Incidentally, I'm playing the doting and loving DLC samurai Narmaya, who happens to be one of the most complicated characters in the game. It might seem counterintuitive to make one of the most anticipated and beloved characters one that’s extremely difficult to play, in this case difficulty and love go hand in hand. Narmaya’s playstyle requires dedication because this is the foundation of a lasting relationship. She has depth that requires commitment to unlock, but that depth means there’s so much more she can do the more you stick with her and the more you practice her. For this reason, she has to be balanced by having weaker basics, so in a way she really does get stronger the more you love her. And she won’t reward surface-level attraction.
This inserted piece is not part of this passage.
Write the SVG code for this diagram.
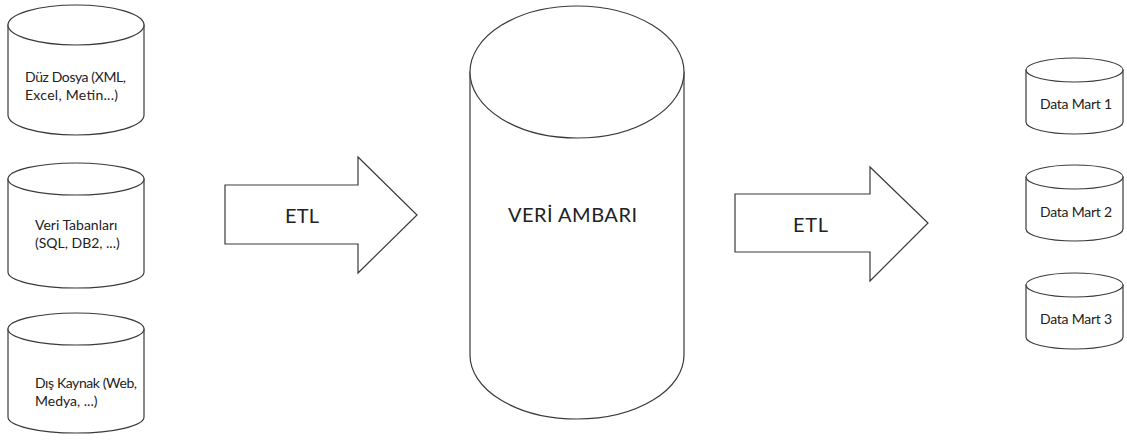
<svg xmlns="http://www.w3.org/2000/svg" width="1127" height="441" viewBox="0 0 1127 441">
  <style>
    .shape { fill: #ffffff; stroke: #3a3a3a; stroke-width: 1.2; }
    .lbl { font-family: Lato, "Liberation Sans", sans-serif; fill: #222222; }
    .small { font-size: 14px; }
    .big { font-size: 20px; }
  </style>
  <rect width="1127" height="441" fill="#ffffff"/>

  <!-- source systems -->
  <g id="src-flatfile">
    <path class="shape" d="M8 25 L8 115 A68 20 0 0 0 144 115 L144 25 Z"/>
    <ellipse class="shape" cx="76" cy="25" rx="68" ry="20"/>
    <text class="lbl small" x="25" y="82" textLength="101">Düz Dosya (XML,</text>
    <text class="lbl small" x="25" y="100" textLength="93">Excel, Metin...)</text>
  </g>

  <g id="src-databases">
    <path class="shape" d="M8 179 L8 272 A68 16 0 0 0 144 272 L144 179 Z"/>
    <ellipse class="shape" cx="76" cy="179" rx="68" ry="16"/>
    <text class="lbl small" x="35" y="230">Veri Tabanları</text>
    <text class="lbl small" x="35" y="248">(SQL, DB2, ...)</text>
  </g>

  <g id="src-external">
    <path class="shape" d="M8 329 L8 417 A68 16 0 0 0 144 417 L144 329 Z"/>
    <ellipse class="shape" cx="76" cy="329" rx="68" ry="16"/>
    <text class="lbl small" x="35" y="388" textLength="102">Dış Kaynak (Web,</text>
    <text class="lbl small" x="35" y="406">Medya, ...)</text>
  </g>

  <!-- central warehouse -->
  <g id="warehouse">
    <path class="shape" d="M470 72 L470 355 A107 64 0 0 0 684 355 L684 72 Z"/>
    <ellipse class="shape" cx="577" cy="72" rx="107" ry="66"/>
    <text class="lbl big" x="572.5" y="222" text-anchor="middle" textLength="129">VERİ AMBARI</text>
  </g>

  <!-- data marts -->
  <g id="mart-1">
    <path class="shape" d="M1026 70 L1026 122 A48.5 12 0 0 0 1123 122 L1123 70 Z"/>
    <ellipse class="shape" cx="1074.5" cy="70" rx="48.5" ry="12"/>
    <text class="lbl small" x="1076" y="109" text-anchor="middle" textLength="72">Data Mart 1</text>
  </g>
  <g id="mart-2">
    <path class="shape" d="M1026 177 L1026 229 A48.5 12 0 0 0 1123 229 L1123 177 Z"/>
    <ellipse class="shape" cx="1074.5" cy="177" rx="48.5" ry="12"/>
    <text class="lbl small" x="1076" y="217" text-anchor="middle" textLength="72">Data Mart 2</text>
  </g>
  <g id="mart-3">
    <path class="shape" d="M1026 285 L1026 337 A48.5 12 0 0 0 1123 337 L1123 285 Z"/>
    <ellipse class="shape" cx="1074.5" cy="285" rx="48.5" ry="12"/>
    <text class="lbl small" x="1076" y="324" text-anchor="middle" textLength="72">Data Mart 3</text>
  </g>

  <!-- ETL flow arrows -->
  <g id="connectors">
    <g id="etl-in">
      <path class="shape" d="M225 185 L358 185 L358 157 L417 215 L358 273 L358 244 L225 244 Z"/>
      <text class="lbl big" x="302" y="223" text-anchor="middle" textLength="34">ETL</text>
    </g>
    <g id="etl-out">
      <path class="shape" d="M735 194 L870 194 L870 167 L928 223 L870 281 L870 252 L735 252 Z"/>
      <text class="lbl big" x="810.5" y="232" text-anchor="middle" textLength="35">ETL</text>
    </g>
  </g>
</svg>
Why is it important that these games have systems that reward this kind of dedication and study at all, you might ask? The answer is that it inspires love. The love required learning to do challenging things and getting better and better at them is fun, the fun that nearly every game is designed around. Without love, what makes fighting games fun cannot be seen. With love, even the most difficult systems and complex characters are possible to master. Reflexes, memorization, and intuition are important for fighting games, but all that is required to experience the joy, frustration, and power of fighting games for yourself is love. No amount of mechanical simplicity, tutorializing, or personal guidance can substitute for this. Granblue Fantasy: Versus is pretty good at easing you into that experience, but more important is how its attention to detail in the game’s characterization, through art and mechanics, brings out what makes fighting games lovable.